“Junior gets a degree and they get to enjoy the fruits of their labor thanks to Uncle Sam”
The cost of a college degree in this country is soaring, with nothing but future skyrocketing in sight. A recent CNN Special Report Ivory Tower [ link ] highlighted the point with alarming acuity. “Student loan debt in the United States grew to over $1.2 trillion and tuition increases continued at nearly triple the rate of inflation.”
Beyond the philosophical question of whether college is worth it, most parents want their kids to get that degree, and they will figure out how to pay for it. High-income business owners might have more money than most to fund that tuition bill but wouldn’t it be nice if Uncle Sam were footing the bill instead? A well- designed Defined Benefit Plan will help you achieve that.
College is a hotly debated topic in the initial stages of planning discussions among Financial Advisors and those business clients. One child might be getting ready to head off to those hallowed halls, with another one waiting in the wings to leave the nest in a couple years. The overriding theme is that business owners between the ages of 40-60 are faced with a mountain of escalating college costs, along with the fear that cost of living increases, large mortgage payments, lifestyle needs, and saving for their own retirement, will make them fall short in the end.
With the help of a properly designed Defined Benefit Plan, and some basic “pay yourself first” principles (rather than leaving it in the business until the end of the year to pay your tax bill) you may be hard pressed to believe that the IRS will pick up the rest of the tab… and greatly relieve your college cost burden.
Most business owners who fail to see this simple solution make the same mistake consistently; they pay their share of tax on ALL of their income. Throughout the course of a tax year a business owner will generally take a substantial “salary” to meet their monthly home and lifestyle obligations. This same owner who indicates that they cannot afford to enter into a Defined Benefit Plan for even a modest $100,000 annual contribution will then leave that 100K in their business and it will be included as taxable income at the highest tax bracket.

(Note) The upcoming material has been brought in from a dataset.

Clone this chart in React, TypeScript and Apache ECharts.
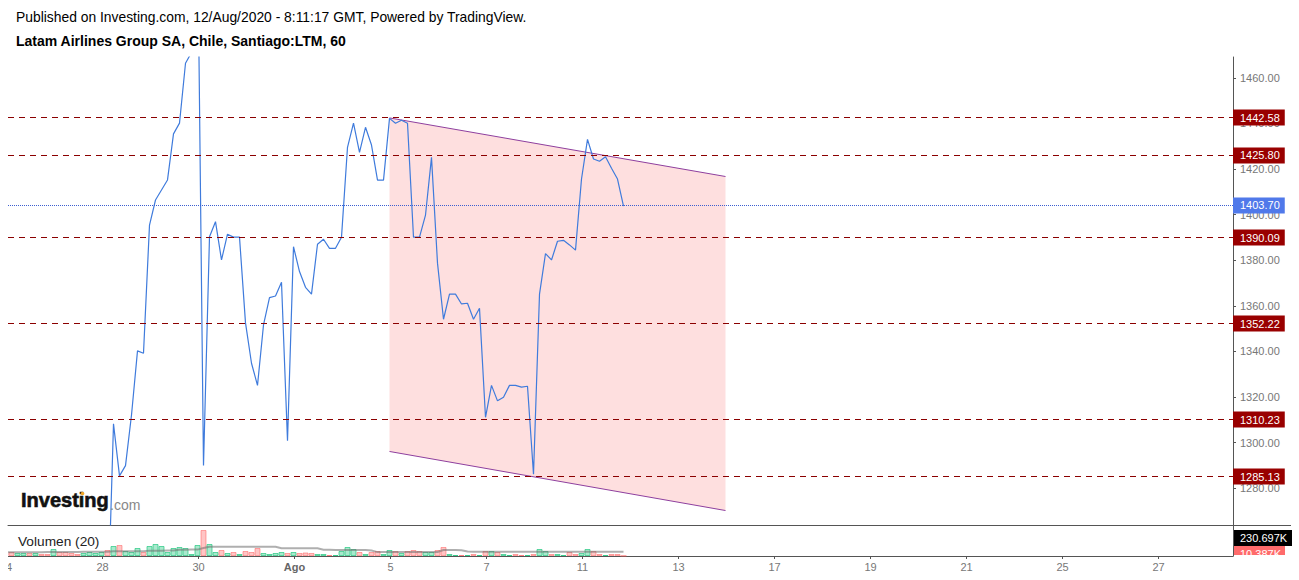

A Defined Benefit Plan contribution ALWAYS creates an initial “double pronged effect”. The most obvious is the immediate large tax deduction realized. In most states that equates to a 40-50% tax deduction, money that in the past would have gone directly to the IRS coffers and stayed there.
Once educated to this common misstep, the business owner now realizes that by setting aside even $100,000 to contribute to a Defined Benefit Plan the 40-50K they had been sending off to the IRS for years as a tax can now be set aside on their side of the ledger annually, thus relieving the college saving stress. This simple approach can be magnified in the Owner’s favor with a $200,000 contribution and now the IRS will foot the college tuition bill for a couple of the Owner’s children.
In addition to the large tax deduction the Defined Benefit Plan creates immediately to cover the rising cost of college, the Owner also has the ability to rapidly catch up on funding of their well-deserved and impending retirement.
So, now the double-pronged effect is complete; college is paid for going forward with the use of the tax deduction now squarely in the Owner’s favor (use of the money saved in the large deduction that in the past has gone off to the IRS). Secondly, the business owner can set aside all of the dollars that reside protected in the Defined Benefit Plan to address their own retirement goals.
Your client is in the driver’s seat. Junior gets a degree and they get to enjoy the fruits of their labor before and during their Golden Years thanks to Uncle Sam.